Parler de lui m'est si difficile. C'était un homme généreux avant tout, qui pensait principalement aux autres avant lui. Quand je l'ai connu, il me faisait toujours rire. il est devenu plus taciturne quand nous avons perdu notre fils, mais quand il a retrouvé sa joie de vivre quelques années plus tard, il est redevenu l'homme que j'avais connu, avec ses éclats de rire, ses grimaces, sa fidélité en amitié comme en amour.

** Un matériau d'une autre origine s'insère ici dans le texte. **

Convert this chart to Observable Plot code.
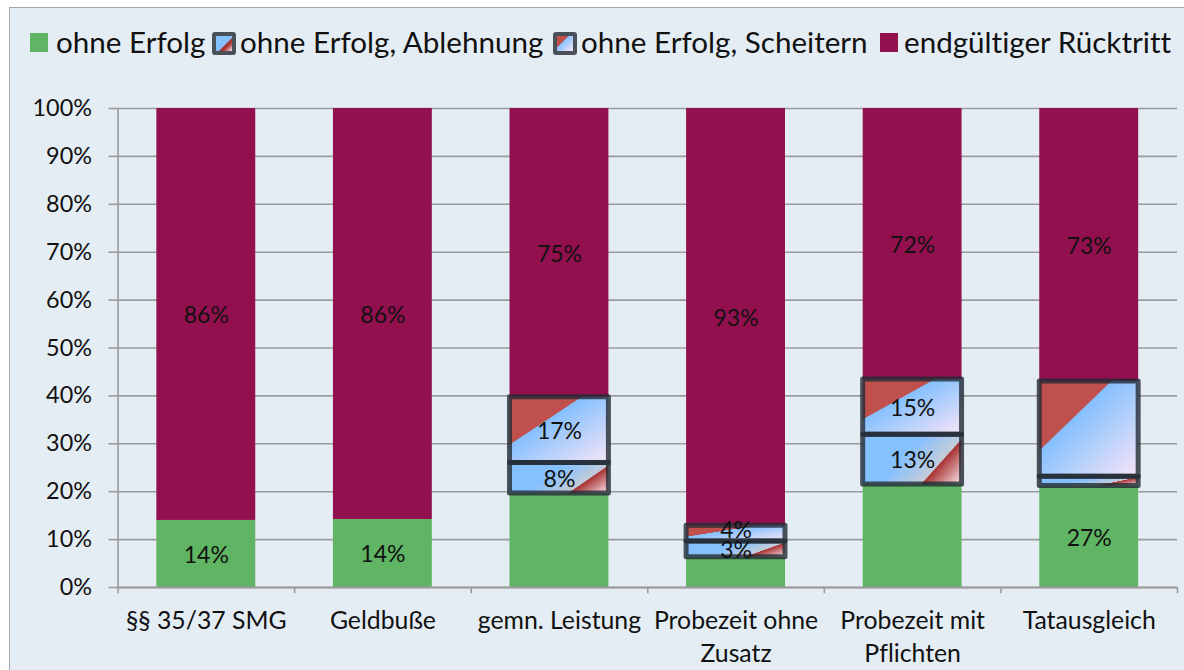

Il me disait "je te trouve si belle, tu crois que les autres maris disent ça à leur femme après plus de 30 ans de vie commune ?". ça me faisait fondre. Il était nul en cuisine, ne sachant préparer que les pâtes au gruyère, mais par contre il adorait bien manger et aimait le bon vin. C'est lui qui a donné à notre fille l'envie de devenir oenologue. Comme il travaillait souvent le matin de 6 h à 12 h 30, il faisait beaucoup dans la maison l'après-midi. Invariablement, quand je rentrais le soir, il était devant "C dans l'Air" et je ralais car il ne me parlait pas beaucoup, intéressé par cette émission. Que j'aimerais râler encore tous les soirs, plutôt que de rentrer dans cette maison vide dans laquelle miaule notre chat,qui se retrouve seul également.
Comme j'adore voyager, j'organisais tous les 2 ou 3 ans un voyage à l'étranger, bien souvent avec des amis. Au début, il ne voulait jamais partir, et quand nous revenions, il avait adoré. Il y a deux ans, pour nos 30 ans de vie commune, nous sommes partis avec 8 amis à Bali. C'était merveilleux. Nous avons randonné sur l'Ile, faisant une incursion à Java pour aller jusqu'au volcan IJEN. Nous en avions des souvenirs inoubliables, nous étions si heureux.
Il était grand, brun, mat, encore mince à 57 ans, bref, même après plus de 30 ans, il me faisait toujours craquer. Je ne pouvais pas m’endormir sans m’être blottie tout contre lui, sentir l’odeur de sa peau. Ça me rassurait. Et maintenant, je ne peux m’endormir qu’avec des somnifères….
Je n’ai plus aujourd’hui aucune envie de partir ni en voyage, ni en vacances. Le plaisir de partir était le bonheur de partager avec lui. Comment partir seule, voir les autres en couple, rentrer seule le soir dans un gîte ou une chambre d’hôtel, sans pouvoir partager les sentiments de la journée, en discuter des heures, regarder les photos, croquer une aquarelle et avoir son avis après.
Ma fille est encore venue à la maison ce soir. Elle me prend en charge, j’en ai honte. Elle avait encore fait les courses, a préparé à manger et vient de repartir chez elle. Je pense qu’elle en a besoin aussi, mais j’ai peur de lui prendre sa jeunesse. Mais ça me fait tellement de bien de l’avoir à mes côtés le soir, de ne pas être seule à ruminer mon chagrin.
Nous avions une vie que l’on peut trouver banale, mais c’était notre vie, riche en sentiments partagés, en amour profond, en coups de gueule aussi, en amitié. C’était mon mari, et je l’aimais tant.